--- Provided records ---
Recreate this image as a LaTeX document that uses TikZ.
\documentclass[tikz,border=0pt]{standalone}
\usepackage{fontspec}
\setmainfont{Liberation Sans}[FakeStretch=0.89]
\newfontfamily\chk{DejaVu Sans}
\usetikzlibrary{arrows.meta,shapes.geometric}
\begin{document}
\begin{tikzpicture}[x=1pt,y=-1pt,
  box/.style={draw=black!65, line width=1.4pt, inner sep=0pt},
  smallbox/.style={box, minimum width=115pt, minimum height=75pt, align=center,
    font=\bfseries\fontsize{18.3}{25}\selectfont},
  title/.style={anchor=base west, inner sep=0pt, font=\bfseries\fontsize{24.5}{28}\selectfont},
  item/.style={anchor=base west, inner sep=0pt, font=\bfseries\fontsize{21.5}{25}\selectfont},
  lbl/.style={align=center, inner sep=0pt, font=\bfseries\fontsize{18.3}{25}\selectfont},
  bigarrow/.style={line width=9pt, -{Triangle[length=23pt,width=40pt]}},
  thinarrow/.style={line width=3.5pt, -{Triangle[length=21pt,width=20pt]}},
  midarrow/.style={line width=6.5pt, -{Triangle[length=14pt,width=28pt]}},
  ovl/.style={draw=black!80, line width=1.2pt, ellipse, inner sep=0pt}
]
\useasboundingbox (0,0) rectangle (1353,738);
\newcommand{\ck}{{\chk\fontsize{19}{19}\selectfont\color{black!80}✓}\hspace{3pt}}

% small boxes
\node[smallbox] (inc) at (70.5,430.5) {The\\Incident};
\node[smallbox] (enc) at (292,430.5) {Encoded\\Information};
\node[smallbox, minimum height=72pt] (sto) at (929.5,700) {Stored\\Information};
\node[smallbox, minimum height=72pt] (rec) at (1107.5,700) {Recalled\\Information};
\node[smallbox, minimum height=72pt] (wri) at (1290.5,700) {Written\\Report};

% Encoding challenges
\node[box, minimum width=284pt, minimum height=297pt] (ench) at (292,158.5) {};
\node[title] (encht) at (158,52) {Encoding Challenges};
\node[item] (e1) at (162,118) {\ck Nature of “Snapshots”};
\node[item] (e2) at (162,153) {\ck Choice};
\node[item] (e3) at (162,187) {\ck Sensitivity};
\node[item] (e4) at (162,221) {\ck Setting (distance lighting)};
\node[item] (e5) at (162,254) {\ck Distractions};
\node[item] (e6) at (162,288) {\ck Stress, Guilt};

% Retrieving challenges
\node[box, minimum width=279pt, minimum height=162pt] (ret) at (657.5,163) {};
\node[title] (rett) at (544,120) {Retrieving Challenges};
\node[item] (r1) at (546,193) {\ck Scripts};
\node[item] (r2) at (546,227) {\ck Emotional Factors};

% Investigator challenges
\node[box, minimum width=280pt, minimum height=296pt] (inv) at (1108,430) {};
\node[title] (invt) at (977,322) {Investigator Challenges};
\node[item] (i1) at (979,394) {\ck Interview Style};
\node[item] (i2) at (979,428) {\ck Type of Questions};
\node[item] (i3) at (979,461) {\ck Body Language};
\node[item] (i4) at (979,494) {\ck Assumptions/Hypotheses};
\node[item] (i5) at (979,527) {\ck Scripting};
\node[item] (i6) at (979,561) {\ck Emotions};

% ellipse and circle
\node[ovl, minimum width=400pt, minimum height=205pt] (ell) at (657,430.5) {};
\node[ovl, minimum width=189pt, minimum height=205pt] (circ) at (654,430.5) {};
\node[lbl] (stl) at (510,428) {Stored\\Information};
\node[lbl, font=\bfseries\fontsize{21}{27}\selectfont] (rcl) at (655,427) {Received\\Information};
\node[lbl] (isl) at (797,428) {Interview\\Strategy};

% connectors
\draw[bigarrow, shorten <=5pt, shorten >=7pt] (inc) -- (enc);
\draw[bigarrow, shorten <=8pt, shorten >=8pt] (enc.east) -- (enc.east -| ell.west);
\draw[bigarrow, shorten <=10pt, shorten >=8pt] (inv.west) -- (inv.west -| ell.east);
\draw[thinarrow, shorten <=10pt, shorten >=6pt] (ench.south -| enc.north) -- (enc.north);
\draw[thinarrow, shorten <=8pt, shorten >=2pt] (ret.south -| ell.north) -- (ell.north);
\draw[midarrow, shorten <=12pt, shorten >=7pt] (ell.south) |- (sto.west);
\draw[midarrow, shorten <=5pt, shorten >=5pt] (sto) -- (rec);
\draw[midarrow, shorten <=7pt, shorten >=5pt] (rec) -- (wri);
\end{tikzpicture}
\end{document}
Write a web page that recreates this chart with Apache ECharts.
---
| Problem to work on |
In this exercise, copy only the lines from the opening line of the material through the line where "(e6) at (162,288)" appears.

| Task result |
Recreate this image as a LaTeX document that uses TikZ.
\documentclass[tikz,border=0pt]{standalone}
\usepackage{fontspec}
\setmainfont{Liberation Sans}[FakeStretch=0.89]
\newfontfamily\chk{DejaVu Sans}
\usetikzlibrary{arrows.meta,shapes.geometric}
\begin{document}
\begin{tikzpicture}[x=1pt,y=-1pt,
  box/.style={draw=black!65, line width=1.4pt, inner sep=0pt},
  smallbox/.style={box, minimum width=115pt, minimum height=75pt, align=center,
    font=\bfseries\fontsize{18.3}{25}\selectfont},
  title/.style={anchor=base west, inner sep=0pt, font=\bfseries\fontsize{24.5}{28}\selectfont},
  item/.style={anchor=base west, inner sep=0pt, font=\bfseries\fontsize{21.5}{25}\selectfont},
  lbl/.style={align=center, inner sep=0pt, font=\bfseries\fontsize{18.3}{25}\selectfont},
  bigarrow/.style={line width=9pt, -{Triangle[length=23pt,width=40pt]}},
  thinarrow/.style={line width=3.5pt, -{Triangle[length=21pt,width=20pt]}},
  midarrow/.style={line width=6.5pt, -{Triangle[length=14pt,width=28pt]}},
  ovl/.style={draw=black!80, line width=1.2pt, ellipse, inner sep=0pt}
]
\useasboundingbox (0,0) rectangle (1353,738);
\newcommand{\ck}{{\chk\fontsize{19}{19}\selectfont\color{black!80}✓}\hspace{3pt}}

% small boxes
\node[smallbox] (inc) at (70.5,430.5) {The\\Incident};
\node[smallbox] (enc) at (292,430.5) {Encoded\\Information};
\node[smallbox, minimum height=72pt] (sto) at (929.5,700) {Stored\\Information};
\node[smallbox, minimum height=72pt] (rec) at (1107.5,700) {Recalled\\Information};
\node[smallbox, minimum height=72pt] (wri) at (1290.5,700) {Written\\Report};

% Encoding challenges
\node[box, minimum width=284pt, minimum height=297pt] (ench) at (292,158.5) {};
\node[title] (encht) at (158,52) {Encoding Challenges};
\node[item] (e1) at (162,118) {\ck Nature of “Snapshots”};
\node[item] (e2) at (162,153) {\ck Choice};
\node[item] (e3) at (162,187) {\ck Sensitivity};
\node[item] (e4) at (162,221) {\ck Setting (distance lighting)};
\node[item] (e5) at (162,254) {\ck Distractions};
\node[item] (e6) at (162,288) {\ck Stress, Guilt};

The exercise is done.